Edinburgh Trams - A Blight on Business

Submitted by actionman on Sun, 29 Apr '12 11.20pm

Sources say that Edinburgh City Council are going to make available some £5,000,000 for businesses which have suffered financial losses as a result of the ongoing disastrous tram project.  The trams have been a blight on commerce in the city and the project  is running some five years late, wildly over budget.

All this has subjected traders in the city to untold disruption and the effect on businesses has been catastrophic. The offer from the Council is for a twenty percent discount on business rates, but limited to those directly on the construction site who can also prove they have lost money.   This is a start, but the Council needs to appreciate that the tram project has had the same stifling effect right across all areas of the city - what about the traders in Leith Walk, Lothian Road, Shandwick Place and Haymarket?   Everyone has been hit by the chaos of the tram works and the Council needs, through its independent assessor, to take all these cases and treat them sympathetically.

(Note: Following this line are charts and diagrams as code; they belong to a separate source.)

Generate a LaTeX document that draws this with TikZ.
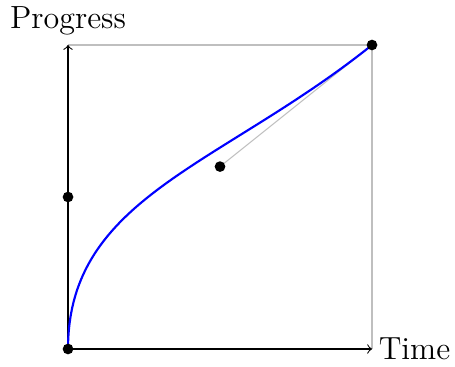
\documentclass[tikz,border=0pt]{standalone}
\begin{document}
\begin{tikzpicture}[x=4cm,y=4cm,
  dot/.style={circle,fill=black,inner sep=0pt,minimum size=4pt},
  lbl/.style={font=\large}]
\useasboundingbox (-0.895cm,-0.224cm) rectangle (5.092cm,4.592cm);
\coordinate (O) at (0,0);
\coordinate (X) at (1,0);
\coordinate (Y) at (0,1);
\coordinate (P1) at (0,0.5);
\coordinate (P2) at (0.5,0.6);
\coordinate (P3) at (1,1);
\draw[gray!50] (Y) -- (P3) -- (X);
\draw[gray!50] (P2) -- (P3);
\draw[->] (O) -- (X) node[right,lbl,xshift=-1pt] (tl) {Time};
\draw[->] (O) -- (Y) node[above,lbl] (pl) {Progress};
\draw[blue,thick] (O) .. controls (P1) and (P2) .. (P3);
\node[dot] (d0) at (O) {};
\node[dot] (d1) at (P1) {};
\node[dot] (d2) at (P2) {};
\node[dot] (d3) at (P3) {};
\end{tikzpicture}
\end{document}
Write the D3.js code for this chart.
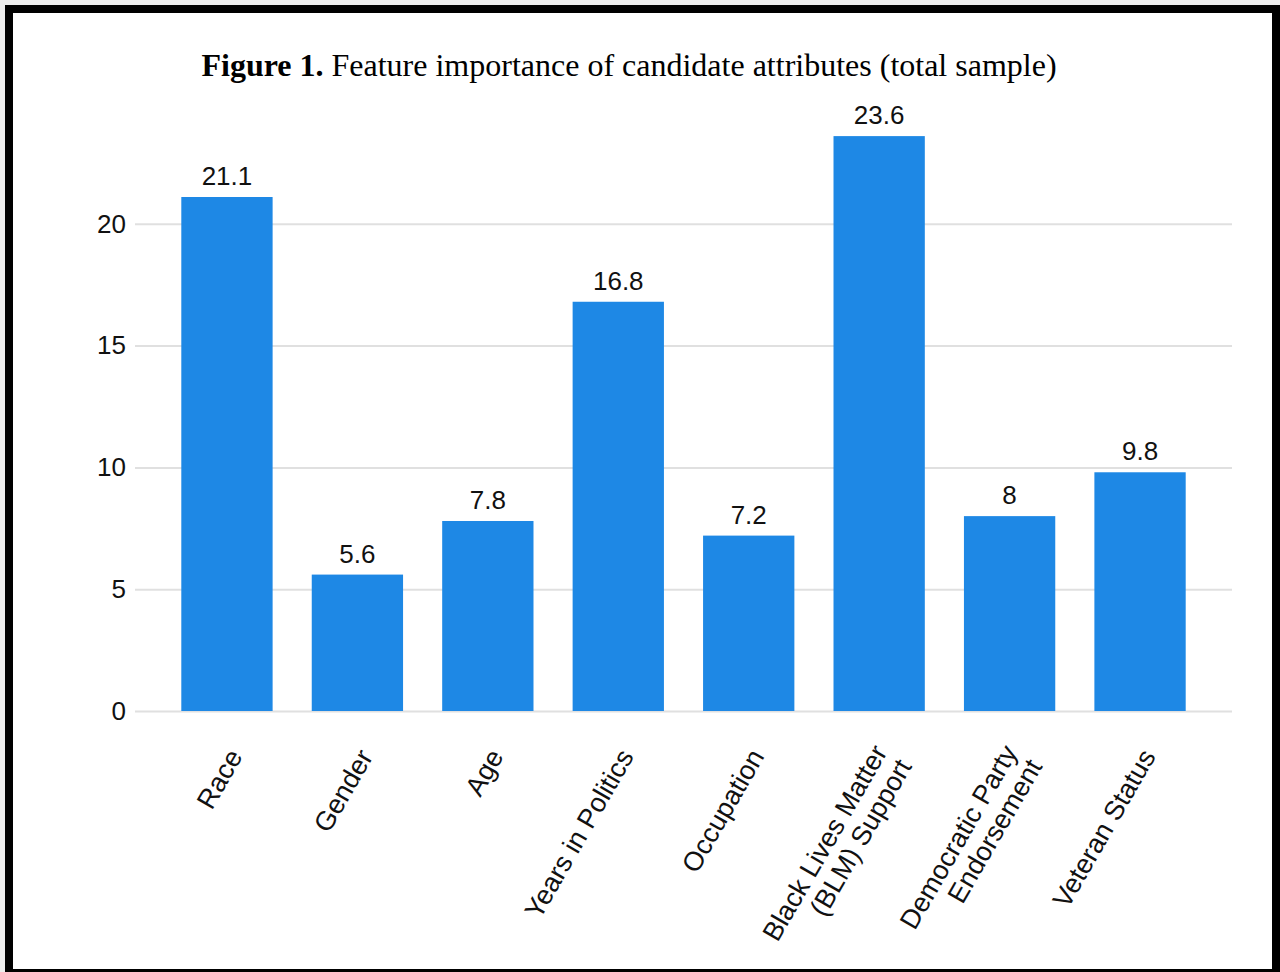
<!DOCTYPE html>
<html>
<head>
<meta charset="utf-8">
<script src="https://cdn.jsdelivr.net/npm/d3@7"></script>
<style>
  html, body { margin: 0; padding: 0; background: #ededed; }
  svg { display: block; }
</style>
</head>
<body>
<svg id="chart" width="1280" height="972"></svg>
<script>
// Candidate attributes and their feature importance (total sample)
const categories = [
  ["Race"],
  ["Gender"],
  ["Age"],
  ["Years in Politics"],
  ["Occupation"],
  ["Black Lives Matter", "(BLM) Support"],
  ["Democratic Party", "Endorsement"],
  ["Veteran Status"]
];
const importance = [21.1, 5.6, 7.8, 16.8, 7.2, 23.6, 8, 9.8];
const yTicks = [0, 5, 10, 15, 20];

const svg = d3.select("#chart");

// Framed white panel
svg.append("rect")
  .attr("x", 9).attr("y", 9)
  .attr("width", 1267).attr("height", 964)
  .attr("fill", "#fff")
  .attr("stroke", "#000")
  .attr("stroke-width", 8);

// Title
const title = svg.append("text")
  .attr("x", 629).attr("y", 76)
  .attr("text-anchor", "middle")
  .attr("font-family", "'Liberation Serif', 'Times New Roman', serif")
  .attr("font-size", 32)
  .attr("fill", "#000");
title.append("tspan").attr("font-weight", "bold").text("Figure 1.");
title.append("tspan").text(" Feature importance of candidate attributes (total sample)");

const left = 135, right = 1232, bottom = 711;
const x = d3.scaleBand()
  .domain(d3.range(categories.length))
  .range([left, right])
  .paddingInner(0.3)
  .paddingOuter(0.355);

const y = d3.scaleLinear().domain([0, 25]).range([bottom, 102]);

const font = "'Liberation Sans', Arial, sans-serif";

// Horizontal gridlines and y tick labels
const yAxis = d3.axisLeft(y)
  .tickValues(yTicks)
  .tickSize(-(right - left))
  .tickPadding(9)
  .tickFormat(d3.format("d"));

const gy = svg.append("g")
  .attr("transform", `translate(${left},0)`)
  .call(yAxis);
gy.select(".domain").remove();
gy.selectAll(".tick line")
  .attr("stroke", "#e0e0e0")
  .attr("stroke-width", 2);
gy.selectAll(".tick text")
  .attr("font-family", font)
  .attr("font-size", 26)
  .attr("fill", "#111");

// Bars
svg.append("g")
  .selectAll("rect")
  .data(importance)
  .join("rect")
  .attr("x", (d, i) => x(i))
  .attr("y", d => y(d))
  .attr("width", x.bandwidth())
  .attr("height", d => y(0) - y(d))
  .attr("fill", "#1e88e5");

// Value labels above bars
svg.append("g")
  .selectAll("text")
  .data(importance)
  .join("text")
  .attr("x", (d, i) => x(i) + x.bandwidth() / 2)
  .attr("y", d => y(d) - 12)
  .attr("text-anchor", "middle")
  .attr("font-family", font)
  .attr("font-size", 26)
  .attr("fill", "#111")
  .text(d => d);

// Slanted category labels
const labels = svg.append("g")
  .selectAll("text")
  .data(categories)
  .join("text")
  .attr("transform", (d, i) =>
    `translate(${x(i) + x.bandwidth() / 2 + 14},${bottom + 44}) rotate(-60)`)
  .attr("text-anchor", "end")
  .attr("font-family", font)
  .attr("font-size", 27)
  .attr("fill", "#111");

labels.each(function(lines) {
  const t = d3.select(this);
  const n = lines.length;
  const base = n === 1 ? 0.1 : 0.3;
  lines.forEach((line, k) => {
    t.append("tspan")
      .attr("x", 0)
      .attr("y", 0)
      .attr("dy", ((k - (n - 1) / 2) * 1.05 + base) + "em")
      .text(line);
  });
});
</script>
</body>
</html>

The tram project has indeed been a blight on business in the city and even stores like John Lewis have felt the pinch.  Harvey Nichols and the smart shops in Multrees Walk will undoubtedly also be affected even more as the works take place beside them.   It will take the city simply years to recover and as a reminder we will be saddled, for the next thirty years, with paying off the enormous loan that the Council have had to take out to get the line to St Andrew Square and York Place.  

All the current  promises and the constant stream of "positive messages" from the present administration are simply an attempt to save face before the Local Authority elections on 3 May.   But the electorate will not be taken in and those who have pushed and supported what has proved to be the most chaotic Local Authority project in Scotland, can expect to pay the price by being kicked out of office.

.  The particularly pernicious effect of just continuing to 'push on' with the tram are that it is a multiplier of bad effects in a situation that is already extremely difficult.

Global economic instabilities have had us in or near recession for over 4 years and there is the constant threat of worse.  The internet and digitalisation of information, and the disintermediation processes that has produced, is another enormous change agent whose effects are only just beginning.

Cities are not ordained from on high as worthy, successful or vibrant, and as with brands (as these are so often invoked by planners) decisons taken make a difference to their prospects. Cities where bad decisions are taken fall, while cities in which intelligent decisons are taken rise.

Never more so than today when the pace of change is so rapid and the margin of error so small.

In the past complacent and poorly functioning councils could bumble along for decades, with access to cheap money from various sources to 'put right' bad decisons and the pace of change of fortunes relatively slow. Both those supports have been kicked away in todays world.

The tram project is a poorly designed and conceived one and the decison to go ahead was a bad one, the continual decisons to push on are worse ones.  This £5 Million will not be the last of the bad news, more will follow and the culmulative effects will be that the city is permanently worse off as a result, as the physical and reputational effects of the failure to think continue to accumulate.

 

Things will not just 'come right afterwards' they need to to be put right.